SING

We Are the Land We Sing

Singing love songs to land and life leads us on the part of connectivity with all life.

We sing as a way of opening hearts and finding voice. We are moved to action that awakens a new reverence for life, quickens the struggle for justice, peace and sustainable living, and joyfully celebrates life.

Women~Land~Spirt a Sacred Web is a western Canadian based movement of women who gather in circles to sing and to give creative and artistic expression to deep connectivity with and reverence for land and all of life. As we sing love songs to land and life we find ourselves more deeply in love with life.

The roots of this movement can be traced to any number of seeds. One of those seeds was planted in community by the placing of a question. Carolyn McDade, poet, composer, feminists and lover of life, whose home is by ocean, came to be with us on this land of wide prairie.

In 1995 Carolyn came to Prairie Christian Training Centre for a three-month artist and feminist in residence at Prairie Christian Training Centre. She came to us with a question and placed it amongst us... "Will you take me to land that you love?"

I responded to the question by taking Carolyn and others to Grandmothers Hills. According to the RM Map the location is Loon Creek a tributary of the Qu'Appelle Valley. It is 8 miles north of Piapot First Nation and eight miles south of Markinch. The title to this piece of remnant prairie has been with our family for the three generations since the Blasers' have been here. In early December of 2001 for the first time in my memory, tee pee rings revealed themselves on this land. Home to the First Peoples before white
settlers came.

The social location of this land is that it lies on a deep and shifting
fault line. The land is located in a place where neighbors, First Nations and white settlers live parallel lives. The economic location of the land is right in the middle of pressing forces placed on land and farmers by the global corporate "productivist agenda " to address world hunger. Farming practices are driven by this agenda, which are high tech, highly industrial, highly interventionist and export oriented. The agenda is not working for address global hunger, it is not working for farmers and it is depleting the land while placing the control of food into the hands of global corporations like Monsanto and Aventis.

"Will you take me to the land you love?" Singing is a way of opening our heart to all of life. Singing has led us to look at life and land with new eyes and hearts.
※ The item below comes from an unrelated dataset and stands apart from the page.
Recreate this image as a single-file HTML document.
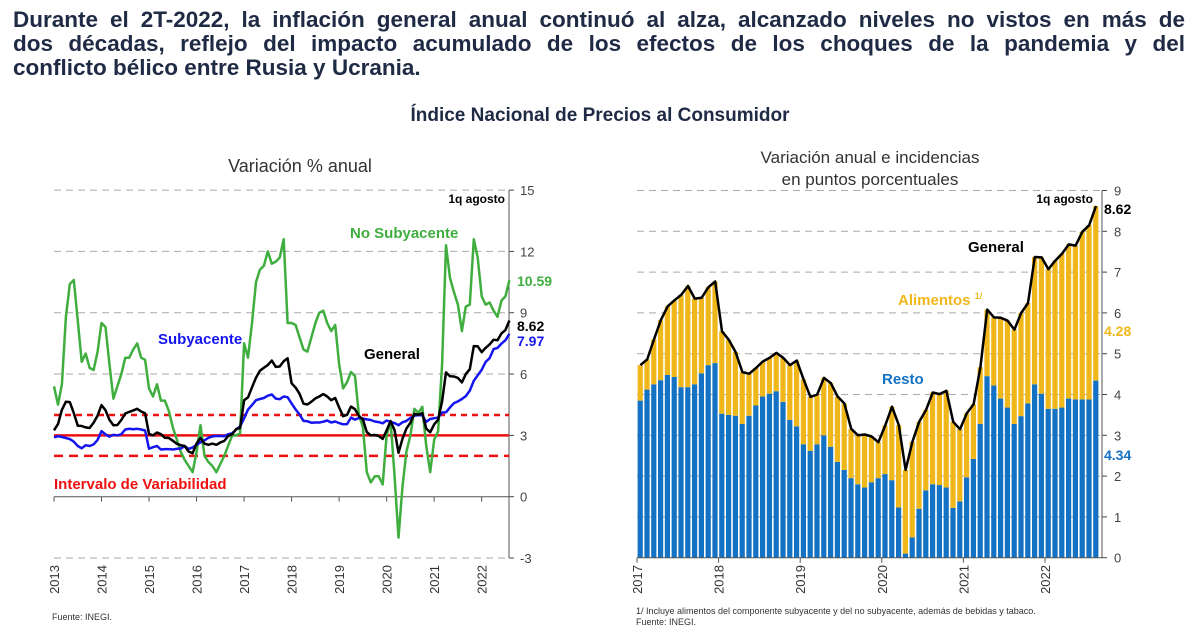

"Oh, how can I say this: People need wild places. Whether or not we think we do, we do. We need to be able to taste grace and know once again that we desire it. We need to experience a landscape that is timeless, whose agenda moves at the pace of speciation and glaciers. To be surrounded by a singing, mating, howling commotion of other species, all of which love their lives a much as we do ours, and none of which could possibly care less about our economic status or our running day calendar. Wildness puts us in our place. It reminds us that our plans are small and somewhat absurd. It reminds us why, in those cases in which our plans might influence many future generations, we ought to choose carefully. Looking out on a clean plank of planet earth, we can get shaken right down to the bone by the bronze-eyed possibility of lives that are not our own." Small Wonder essays by (Barbara Kingsolver) p. 41.

Solidarity between people and land

From a letter written by Carolyn McDade on Canada Day 1999 to the singers of the Sacred Web, as we prepared for the recording of 'We're the Land We Sing.

"I want this earth to thrive. I want solidarity of people with land to
overtake my life. I want to throw myself upon the wet sand of my home, my heart to the heart of this land, beat for beat. I want my breathe to know that it is the wind that sings through my lungs breathe as I hunger for theirs. I want nothing to come between me and this love, no possession or agenda or plan for some elusive security.

"We awaken to what we once knew: we are alive in a living Earth, source of all we are and can achieve. Despite our conditioning by the industrial society of the last two centuries we want to name, once again, this world as holy."